A fala de Chauí foi otimista demais, mas foi sem dúvidas bonita. E este pequeno momento de beleza é suficiente para deixar de lado toda a campanha arcaica a que assistimos. As elites importam tudo, até mesmo o comportamento neocon/tea party que está afundando os EUA.

Mas as políticas de transferência de renda — e permito-me aqui ser bastante otimista em relação a um governo que considero excessivamente tímido e comprometido com setores atrasados, como o do agronegócio... —, sobretudo o bolsa-família e o pro-uni, foram a sacada genial dos oito anos de Lula: criaram um dispositivo de segurança contra toda esta apelação medievalesca que surge justamente de um partido, como o PSDB, que se considera moderno e cosmopolita.

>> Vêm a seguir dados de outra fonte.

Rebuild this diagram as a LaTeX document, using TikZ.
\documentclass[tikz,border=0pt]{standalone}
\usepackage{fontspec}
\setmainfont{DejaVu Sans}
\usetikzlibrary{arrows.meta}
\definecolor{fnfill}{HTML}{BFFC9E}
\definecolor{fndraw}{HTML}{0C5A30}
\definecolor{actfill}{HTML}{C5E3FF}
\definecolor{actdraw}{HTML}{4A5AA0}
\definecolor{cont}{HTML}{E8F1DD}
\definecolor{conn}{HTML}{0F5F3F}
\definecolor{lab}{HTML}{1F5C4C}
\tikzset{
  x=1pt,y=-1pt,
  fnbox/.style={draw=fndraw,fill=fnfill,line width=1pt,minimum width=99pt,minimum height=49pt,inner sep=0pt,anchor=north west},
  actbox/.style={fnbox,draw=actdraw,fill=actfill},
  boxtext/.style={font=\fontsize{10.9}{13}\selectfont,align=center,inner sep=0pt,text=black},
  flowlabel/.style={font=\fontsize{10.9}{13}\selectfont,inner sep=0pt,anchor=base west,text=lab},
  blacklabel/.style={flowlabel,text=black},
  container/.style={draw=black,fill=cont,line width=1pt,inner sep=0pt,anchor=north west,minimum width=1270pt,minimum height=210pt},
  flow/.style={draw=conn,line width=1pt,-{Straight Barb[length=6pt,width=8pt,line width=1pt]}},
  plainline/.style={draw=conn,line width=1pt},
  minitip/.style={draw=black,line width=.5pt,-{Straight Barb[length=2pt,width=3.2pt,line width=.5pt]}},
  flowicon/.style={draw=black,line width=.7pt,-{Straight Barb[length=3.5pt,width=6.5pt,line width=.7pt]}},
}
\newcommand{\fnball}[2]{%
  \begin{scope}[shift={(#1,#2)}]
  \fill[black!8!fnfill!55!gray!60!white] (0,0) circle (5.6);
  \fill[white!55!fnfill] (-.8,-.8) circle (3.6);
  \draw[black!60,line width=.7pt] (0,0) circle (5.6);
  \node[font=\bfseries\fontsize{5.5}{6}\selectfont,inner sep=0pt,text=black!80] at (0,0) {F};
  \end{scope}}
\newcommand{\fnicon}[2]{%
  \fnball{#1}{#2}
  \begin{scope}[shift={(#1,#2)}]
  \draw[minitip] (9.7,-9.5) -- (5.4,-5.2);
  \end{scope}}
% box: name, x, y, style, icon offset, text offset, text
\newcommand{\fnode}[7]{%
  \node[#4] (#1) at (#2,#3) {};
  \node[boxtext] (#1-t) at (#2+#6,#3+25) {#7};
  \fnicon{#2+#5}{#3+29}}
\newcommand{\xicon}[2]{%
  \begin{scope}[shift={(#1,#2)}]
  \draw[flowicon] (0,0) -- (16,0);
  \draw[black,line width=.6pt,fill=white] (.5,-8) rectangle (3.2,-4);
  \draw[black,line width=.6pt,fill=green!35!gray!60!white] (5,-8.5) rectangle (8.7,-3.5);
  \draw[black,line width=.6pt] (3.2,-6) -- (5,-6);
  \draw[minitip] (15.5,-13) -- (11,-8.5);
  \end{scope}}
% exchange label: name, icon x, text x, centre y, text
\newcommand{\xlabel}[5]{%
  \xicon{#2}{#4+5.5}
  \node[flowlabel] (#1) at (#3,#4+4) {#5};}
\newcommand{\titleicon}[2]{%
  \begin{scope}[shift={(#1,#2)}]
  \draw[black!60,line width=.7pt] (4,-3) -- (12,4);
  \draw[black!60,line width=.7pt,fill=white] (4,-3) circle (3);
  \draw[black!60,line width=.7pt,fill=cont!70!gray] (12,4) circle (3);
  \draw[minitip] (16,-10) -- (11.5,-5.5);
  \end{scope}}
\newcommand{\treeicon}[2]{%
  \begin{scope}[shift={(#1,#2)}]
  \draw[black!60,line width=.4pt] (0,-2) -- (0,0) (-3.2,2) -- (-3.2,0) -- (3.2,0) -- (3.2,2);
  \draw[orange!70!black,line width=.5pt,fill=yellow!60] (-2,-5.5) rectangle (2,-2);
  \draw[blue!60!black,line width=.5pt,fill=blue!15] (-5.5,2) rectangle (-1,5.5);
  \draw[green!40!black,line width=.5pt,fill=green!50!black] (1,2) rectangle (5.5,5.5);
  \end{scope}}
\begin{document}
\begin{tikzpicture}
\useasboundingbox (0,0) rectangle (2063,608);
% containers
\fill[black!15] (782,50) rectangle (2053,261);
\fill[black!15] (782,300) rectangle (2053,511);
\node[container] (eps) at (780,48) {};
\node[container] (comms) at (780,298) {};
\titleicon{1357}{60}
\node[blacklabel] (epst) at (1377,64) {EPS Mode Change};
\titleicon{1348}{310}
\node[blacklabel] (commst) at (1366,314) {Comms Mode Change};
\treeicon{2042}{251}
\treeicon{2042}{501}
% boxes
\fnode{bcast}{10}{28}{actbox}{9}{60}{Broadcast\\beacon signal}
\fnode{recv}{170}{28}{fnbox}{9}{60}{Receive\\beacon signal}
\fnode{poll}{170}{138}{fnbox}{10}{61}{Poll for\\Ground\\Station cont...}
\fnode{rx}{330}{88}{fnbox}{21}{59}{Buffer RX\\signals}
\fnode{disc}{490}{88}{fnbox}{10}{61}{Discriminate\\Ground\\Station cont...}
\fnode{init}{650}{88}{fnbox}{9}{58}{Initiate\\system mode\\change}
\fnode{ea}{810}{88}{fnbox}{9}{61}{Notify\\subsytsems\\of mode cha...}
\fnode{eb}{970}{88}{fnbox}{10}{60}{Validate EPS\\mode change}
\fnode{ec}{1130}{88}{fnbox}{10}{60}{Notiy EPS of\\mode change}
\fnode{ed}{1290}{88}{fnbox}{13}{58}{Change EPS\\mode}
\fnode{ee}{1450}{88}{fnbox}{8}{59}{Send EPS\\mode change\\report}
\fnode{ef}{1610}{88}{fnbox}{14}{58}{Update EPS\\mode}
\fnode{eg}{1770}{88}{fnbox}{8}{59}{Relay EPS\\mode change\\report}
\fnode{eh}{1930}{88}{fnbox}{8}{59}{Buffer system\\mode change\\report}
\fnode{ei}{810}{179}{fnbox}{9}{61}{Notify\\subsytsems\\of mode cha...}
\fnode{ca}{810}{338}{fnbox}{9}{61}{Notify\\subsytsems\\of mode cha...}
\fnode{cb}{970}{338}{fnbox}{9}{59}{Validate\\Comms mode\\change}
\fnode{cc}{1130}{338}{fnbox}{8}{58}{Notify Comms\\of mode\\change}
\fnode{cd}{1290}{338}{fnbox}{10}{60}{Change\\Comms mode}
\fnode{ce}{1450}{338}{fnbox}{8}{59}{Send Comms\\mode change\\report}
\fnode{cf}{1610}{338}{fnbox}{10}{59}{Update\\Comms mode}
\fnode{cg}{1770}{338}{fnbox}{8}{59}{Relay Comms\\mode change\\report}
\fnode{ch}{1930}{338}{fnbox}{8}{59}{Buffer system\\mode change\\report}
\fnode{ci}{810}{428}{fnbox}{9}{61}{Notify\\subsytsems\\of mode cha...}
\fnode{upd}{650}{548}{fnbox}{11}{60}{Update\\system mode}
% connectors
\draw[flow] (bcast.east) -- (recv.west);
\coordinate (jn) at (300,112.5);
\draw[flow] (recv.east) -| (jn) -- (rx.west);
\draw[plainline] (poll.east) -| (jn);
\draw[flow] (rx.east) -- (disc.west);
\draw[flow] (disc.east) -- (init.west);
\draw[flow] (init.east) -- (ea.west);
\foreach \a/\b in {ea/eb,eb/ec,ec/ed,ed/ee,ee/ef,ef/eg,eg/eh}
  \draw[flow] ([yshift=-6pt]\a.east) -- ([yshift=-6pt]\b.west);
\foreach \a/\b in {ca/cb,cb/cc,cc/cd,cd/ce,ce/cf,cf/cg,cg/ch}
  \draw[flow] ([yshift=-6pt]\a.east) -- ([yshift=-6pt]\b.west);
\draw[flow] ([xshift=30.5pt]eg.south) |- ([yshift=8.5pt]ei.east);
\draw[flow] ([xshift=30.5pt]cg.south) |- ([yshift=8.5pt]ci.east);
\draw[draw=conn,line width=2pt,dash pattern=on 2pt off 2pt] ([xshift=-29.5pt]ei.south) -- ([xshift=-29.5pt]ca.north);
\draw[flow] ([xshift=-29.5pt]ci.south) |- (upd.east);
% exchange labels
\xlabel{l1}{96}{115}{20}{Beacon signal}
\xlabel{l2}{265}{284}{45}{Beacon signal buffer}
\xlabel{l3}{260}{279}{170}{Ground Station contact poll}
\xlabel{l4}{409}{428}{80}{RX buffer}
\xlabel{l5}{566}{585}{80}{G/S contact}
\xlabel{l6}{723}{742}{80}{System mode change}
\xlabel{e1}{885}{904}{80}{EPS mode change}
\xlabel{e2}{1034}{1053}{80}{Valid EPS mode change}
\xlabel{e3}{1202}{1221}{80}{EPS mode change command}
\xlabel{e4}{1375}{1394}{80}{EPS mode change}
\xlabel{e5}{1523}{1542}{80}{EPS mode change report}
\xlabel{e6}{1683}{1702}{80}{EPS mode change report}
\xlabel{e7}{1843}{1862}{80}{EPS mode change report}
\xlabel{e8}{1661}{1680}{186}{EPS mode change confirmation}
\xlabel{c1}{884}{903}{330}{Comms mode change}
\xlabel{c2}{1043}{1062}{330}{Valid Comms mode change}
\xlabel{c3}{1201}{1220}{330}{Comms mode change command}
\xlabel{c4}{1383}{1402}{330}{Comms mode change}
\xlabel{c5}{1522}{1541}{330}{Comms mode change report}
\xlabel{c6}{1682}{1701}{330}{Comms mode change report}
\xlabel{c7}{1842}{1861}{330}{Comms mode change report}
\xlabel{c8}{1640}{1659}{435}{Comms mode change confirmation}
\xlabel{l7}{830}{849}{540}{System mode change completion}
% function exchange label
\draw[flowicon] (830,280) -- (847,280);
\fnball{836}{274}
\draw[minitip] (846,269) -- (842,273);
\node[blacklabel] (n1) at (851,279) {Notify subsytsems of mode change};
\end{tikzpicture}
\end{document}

No início da década Renato Janine Ribeiro aparecia na TV comparando PT e PSDB: grosso modo, dizia que o primeiro fazia política com paixão e emoção, apelando ao sentimento; o segundo faria política com razão e frieza.

Parece que, neste ponto, mudamos um pouco.

Enfim: sempre fui crítico à timidez do governo Lula (isso sem entrar na crítica importante feita por gente como Chico de Oliveira). Agora estou momentaneamente otimista.

Humberto said...

só li agora, mas tá perfeito o texto.
foi dureza esse período eleitoral. Dureza.